[Exercise directions]
Return each line of the listing that contains the string "chart".

═══ Data entries ═══

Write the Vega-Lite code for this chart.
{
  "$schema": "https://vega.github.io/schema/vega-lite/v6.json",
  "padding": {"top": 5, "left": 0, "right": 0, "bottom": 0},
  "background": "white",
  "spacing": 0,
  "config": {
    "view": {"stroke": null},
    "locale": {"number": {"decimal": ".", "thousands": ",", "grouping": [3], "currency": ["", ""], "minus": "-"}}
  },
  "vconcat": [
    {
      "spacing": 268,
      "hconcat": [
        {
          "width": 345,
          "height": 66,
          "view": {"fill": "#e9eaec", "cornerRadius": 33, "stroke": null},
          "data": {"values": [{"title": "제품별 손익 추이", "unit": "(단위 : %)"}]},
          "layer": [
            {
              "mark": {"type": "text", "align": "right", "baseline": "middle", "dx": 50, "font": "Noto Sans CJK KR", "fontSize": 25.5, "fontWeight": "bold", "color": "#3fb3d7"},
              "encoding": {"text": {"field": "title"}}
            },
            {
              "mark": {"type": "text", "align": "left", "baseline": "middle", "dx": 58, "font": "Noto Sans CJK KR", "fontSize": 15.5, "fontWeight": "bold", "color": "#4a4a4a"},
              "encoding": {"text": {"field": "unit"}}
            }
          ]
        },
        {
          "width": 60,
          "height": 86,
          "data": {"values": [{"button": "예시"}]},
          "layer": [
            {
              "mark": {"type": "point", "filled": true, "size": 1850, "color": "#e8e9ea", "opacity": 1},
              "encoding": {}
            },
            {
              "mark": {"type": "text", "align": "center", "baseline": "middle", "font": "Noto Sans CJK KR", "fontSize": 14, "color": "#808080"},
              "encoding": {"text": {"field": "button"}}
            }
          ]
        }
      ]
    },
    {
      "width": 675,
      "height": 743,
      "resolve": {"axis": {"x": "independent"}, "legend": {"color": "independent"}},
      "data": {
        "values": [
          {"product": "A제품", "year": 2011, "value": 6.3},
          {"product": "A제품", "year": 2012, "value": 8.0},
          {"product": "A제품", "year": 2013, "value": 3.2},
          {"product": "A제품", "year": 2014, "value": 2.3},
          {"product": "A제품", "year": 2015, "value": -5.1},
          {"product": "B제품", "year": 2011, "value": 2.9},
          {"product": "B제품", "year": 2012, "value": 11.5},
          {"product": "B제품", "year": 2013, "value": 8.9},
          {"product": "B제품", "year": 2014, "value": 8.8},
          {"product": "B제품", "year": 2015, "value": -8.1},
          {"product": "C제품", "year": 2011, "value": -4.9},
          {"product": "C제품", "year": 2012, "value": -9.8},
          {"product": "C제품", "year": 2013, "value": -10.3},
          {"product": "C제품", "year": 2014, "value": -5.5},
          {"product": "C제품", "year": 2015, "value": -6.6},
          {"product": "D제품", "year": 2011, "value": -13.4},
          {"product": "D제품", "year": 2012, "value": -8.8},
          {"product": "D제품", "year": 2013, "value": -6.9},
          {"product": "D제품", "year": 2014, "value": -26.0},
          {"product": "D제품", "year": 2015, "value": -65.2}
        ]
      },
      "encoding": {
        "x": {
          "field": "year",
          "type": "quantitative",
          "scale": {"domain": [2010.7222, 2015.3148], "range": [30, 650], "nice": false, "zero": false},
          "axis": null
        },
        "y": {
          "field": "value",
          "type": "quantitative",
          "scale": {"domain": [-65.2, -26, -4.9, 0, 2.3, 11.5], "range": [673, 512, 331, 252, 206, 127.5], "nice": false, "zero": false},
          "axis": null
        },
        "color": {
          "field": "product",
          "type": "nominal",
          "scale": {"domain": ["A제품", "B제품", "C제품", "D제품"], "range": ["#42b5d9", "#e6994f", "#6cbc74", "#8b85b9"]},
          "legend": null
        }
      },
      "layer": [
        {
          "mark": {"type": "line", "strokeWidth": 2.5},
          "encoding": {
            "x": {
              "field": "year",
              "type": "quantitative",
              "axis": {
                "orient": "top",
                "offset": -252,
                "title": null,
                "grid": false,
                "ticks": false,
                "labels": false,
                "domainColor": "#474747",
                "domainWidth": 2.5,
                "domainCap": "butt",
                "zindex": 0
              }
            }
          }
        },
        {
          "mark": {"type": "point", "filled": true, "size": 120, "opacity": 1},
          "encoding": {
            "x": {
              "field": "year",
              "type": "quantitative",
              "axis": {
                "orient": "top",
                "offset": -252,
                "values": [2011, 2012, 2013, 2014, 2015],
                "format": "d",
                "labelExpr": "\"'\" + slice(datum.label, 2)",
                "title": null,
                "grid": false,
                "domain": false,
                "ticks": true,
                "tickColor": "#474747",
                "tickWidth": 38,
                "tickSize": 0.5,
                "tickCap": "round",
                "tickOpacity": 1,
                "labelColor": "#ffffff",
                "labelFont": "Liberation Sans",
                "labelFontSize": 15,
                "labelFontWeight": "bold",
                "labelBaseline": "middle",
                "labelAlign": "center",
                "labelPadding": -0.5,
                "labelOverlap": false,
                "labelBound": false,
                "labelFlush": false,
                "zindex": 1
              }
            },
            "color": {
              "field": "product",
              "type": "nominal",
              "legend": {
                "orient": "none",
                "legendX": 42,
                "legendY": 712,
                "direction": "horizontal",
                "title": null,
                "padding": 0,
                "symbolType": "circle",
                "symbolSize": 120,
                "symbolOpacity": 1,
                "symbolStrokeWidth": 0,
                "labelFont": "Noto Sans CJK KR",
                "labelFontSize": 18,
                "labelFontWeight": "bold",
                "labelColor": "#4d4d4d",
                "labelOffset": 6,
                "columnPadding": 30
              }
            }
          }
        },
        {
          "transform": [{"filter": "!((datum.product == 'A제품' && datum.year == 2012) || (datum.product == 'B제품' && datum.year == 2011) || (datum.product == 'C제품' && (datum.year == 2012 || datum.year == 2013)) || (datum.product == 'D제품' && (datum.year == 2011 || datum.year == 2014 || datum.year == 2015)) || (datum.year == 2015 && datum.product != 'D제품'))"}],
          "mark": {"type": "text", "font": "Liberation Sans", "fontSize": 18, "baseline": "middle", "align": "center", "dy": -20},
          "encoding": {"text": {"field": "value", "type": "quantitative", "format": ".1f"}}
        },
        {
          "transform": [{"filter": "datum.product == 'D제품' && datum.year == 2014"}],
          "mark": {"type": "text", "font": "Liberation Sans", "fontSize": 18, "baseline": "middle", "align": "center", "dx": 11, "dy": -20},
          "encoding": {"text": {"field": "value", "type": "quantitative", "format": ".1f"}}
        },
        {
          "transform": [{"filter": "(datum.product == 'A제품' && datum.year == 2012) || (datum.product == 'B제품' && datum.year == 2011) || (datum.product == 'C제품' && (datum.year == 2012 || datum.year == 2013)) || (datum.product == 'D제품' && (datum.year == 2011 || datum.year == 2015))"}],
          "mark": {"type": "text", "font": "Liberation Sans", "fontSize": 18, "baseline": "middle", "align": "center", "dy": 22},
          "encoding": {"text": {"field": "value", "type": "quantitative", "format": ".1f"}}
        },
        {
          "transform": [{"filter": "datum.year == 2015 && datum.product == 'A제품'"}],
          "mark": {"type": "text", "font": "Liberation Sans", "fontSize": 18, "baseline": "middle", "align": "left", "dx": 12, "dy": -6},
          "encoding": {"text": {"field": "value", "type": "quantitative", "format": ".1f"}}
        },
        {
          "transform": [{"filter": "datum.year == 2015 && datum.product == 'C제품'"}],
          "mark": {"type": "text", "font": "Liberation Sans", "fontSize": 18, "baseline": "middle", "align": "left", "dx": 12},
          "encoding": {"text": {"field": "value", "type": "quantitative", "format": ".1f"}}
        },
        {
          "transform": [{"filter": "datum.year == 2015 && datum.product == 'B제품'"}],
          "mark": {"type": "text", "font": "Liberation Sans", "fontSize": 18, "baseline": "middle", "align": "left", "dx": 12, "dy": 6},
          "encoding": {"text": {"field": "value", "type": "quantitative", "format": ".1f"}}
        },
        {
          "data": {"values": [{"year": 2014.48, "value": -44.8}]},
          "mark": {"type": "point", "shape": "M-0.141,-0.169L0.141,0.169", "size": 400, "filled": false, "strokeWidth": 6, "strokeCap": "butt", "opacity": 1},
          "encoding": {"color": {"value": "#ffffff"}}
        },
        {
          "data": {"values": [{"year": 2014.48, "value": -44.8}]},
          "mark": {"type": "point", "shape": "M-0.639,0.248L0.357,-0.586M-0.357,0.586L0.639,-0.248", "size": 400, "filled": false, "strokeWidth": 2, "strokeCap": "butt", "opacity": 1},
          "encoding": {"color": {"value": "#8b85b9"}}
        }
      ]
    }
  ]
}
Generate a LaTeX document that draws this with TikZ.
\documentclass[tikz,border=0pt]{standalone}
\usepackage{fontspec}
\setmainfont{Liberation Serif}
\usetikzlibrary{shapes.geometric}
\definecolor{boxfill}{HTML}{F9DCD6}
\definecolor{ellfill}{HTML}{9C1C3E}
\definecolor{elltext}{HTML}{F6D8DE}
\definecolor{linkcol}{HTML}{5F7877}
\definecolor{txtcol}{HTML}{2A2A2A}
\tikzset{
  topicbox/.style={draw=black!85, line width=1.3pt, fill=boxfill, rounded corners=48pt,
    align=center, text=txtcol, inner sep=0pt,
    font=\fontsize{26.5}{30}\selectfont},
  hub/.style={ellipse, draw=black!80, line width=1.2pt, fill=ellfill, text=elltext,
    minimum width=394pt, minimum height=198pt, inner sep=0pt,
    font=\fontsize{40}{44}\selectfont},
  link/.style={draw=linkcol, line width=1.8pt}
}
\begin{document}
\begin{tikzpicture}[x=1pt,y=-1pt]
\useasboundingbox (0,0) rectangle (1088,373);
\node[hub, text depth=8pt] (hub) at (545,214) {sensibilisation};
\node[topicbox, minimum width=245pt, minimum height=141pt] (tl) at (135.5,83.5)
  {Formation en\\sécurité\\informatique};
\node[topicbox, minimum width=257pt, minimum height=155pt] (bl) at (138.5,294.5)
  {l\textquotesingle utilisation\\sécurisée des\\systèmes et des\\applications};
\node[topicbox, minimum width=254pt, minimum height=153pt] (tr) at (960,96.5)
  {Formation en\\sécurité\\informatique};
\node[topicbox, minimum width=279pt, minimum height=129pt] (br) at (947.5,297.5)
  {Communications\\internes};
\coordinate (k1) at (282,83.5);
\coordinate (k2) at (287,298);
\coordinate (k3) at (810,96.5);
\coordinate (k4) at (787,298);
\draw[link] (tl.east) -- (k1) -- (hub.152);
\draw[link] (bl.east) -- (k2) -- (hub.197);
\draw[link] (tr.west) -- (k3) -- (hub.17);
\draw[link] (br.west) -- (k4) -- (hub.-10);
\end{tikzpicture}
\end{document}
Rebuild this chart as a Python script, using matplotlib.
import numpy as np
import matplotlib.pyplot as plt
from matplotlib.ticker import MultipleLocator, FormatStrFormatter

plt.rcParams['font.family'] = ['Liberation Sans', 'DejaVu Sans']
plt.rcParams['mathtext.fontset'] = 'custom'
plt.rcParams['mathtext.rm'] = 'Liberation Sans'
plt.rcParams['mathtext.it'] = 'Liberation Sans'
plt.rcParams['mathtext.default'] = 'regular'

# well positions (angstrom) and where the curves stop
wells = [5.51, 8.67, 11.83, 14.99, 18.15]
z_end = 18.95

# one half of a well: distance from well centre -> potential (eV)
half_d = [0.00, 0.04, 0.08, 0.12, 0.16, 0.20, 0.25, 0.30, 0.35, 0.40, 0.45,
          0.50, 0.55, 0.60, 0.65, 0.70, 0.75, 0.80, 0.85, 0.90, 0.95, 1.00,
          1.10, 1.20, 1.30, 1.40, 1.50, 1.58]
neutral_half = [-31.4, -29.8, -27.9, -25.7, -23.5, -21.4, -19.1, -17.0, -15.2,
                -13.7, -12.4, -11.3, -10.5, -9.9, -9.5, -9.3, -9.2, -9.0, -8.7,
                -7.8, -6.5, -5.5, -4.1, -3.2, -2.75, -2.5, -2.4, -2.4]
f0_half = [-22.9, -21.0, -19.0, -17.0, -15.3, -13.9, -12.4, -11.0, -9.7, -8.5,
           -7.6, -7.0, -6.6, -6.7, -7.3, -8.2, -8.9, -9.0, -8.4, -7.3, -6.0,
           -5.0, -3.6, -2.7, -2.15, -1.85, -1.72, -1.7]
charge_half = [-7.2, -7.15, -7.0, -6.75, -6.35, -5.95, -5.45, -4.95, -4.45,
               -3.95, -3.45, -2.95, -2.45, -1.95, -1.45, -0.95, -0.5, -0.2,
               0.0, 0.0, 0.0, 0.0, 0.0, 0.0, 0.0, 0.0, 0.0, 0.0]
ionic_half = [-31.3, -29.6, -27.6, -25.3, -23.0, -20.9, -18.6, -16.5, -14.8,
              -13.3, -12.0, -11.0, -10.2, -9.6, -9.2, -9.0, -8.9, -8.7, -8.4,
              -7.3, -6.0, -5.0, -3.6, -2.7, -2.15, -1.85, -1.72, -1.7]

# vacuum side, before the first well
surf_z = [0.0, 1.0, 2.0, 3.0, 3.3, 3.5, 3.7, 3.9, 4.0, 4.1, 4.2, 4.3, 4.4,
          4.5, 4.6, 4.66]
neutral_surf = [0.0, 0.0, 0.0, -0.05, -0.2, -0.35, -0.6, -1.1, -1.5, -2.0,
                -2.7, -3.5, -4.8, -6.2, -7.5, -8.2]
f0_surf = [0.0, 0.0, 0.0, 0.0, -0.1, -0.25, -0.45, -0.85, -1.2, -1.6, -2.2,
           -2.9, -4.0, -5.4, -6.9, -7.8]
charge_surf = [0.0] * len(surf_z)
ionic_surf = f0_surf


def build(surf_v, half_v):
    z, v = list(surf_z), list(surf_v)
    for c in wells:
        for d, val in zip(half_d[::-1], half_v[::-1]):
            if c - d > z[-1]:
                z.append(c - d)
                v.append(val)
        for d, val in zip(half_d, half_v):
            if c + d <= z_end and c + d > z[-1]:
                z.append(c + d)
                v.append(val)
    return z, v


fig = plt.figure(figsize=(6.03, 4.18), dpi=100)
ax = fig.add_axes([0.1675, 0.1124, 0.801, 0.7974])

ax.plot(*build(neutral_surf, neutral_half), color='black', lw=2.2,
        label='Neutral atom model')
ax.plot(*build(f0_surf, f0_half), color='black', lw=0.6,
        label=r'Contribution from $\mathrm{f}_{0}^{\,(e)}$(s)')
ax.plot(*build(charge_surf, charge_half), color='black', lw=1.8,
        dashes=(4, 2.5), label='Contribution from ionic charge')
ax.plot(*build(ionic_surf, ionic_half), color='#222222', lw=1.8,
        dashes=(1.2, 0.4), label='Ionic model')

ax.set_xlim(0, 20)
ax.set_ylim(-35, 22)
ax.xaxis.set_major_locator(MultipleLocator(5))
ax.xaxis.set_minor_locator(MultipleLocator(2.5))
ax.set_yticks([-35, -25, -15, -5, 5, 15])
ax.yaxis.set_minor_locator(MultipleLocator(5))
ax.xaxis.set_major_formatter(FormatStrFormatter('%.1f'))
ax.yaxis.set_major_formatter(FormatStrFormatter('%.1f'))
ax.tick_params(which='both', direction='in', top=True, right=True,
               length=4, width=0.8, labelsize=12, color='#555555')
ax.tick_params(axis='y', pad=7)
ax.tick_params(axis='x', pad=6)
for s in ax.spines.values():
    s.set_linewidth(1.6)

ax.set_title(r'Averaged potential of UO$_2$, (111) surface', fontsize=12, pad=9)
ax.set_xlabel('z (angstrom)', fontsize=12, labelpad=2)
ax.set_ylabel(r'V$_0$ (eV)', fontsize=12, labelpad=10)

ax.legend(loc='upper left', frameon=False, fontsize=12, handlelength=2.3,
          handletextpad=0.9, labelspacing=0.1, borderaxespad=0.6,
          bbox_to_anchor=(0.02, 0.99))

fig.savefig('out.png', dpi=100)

═══

[Response]
Write the Vega-Lite code for this chart.
Rebuild this chart as a Python script, using matplotlib.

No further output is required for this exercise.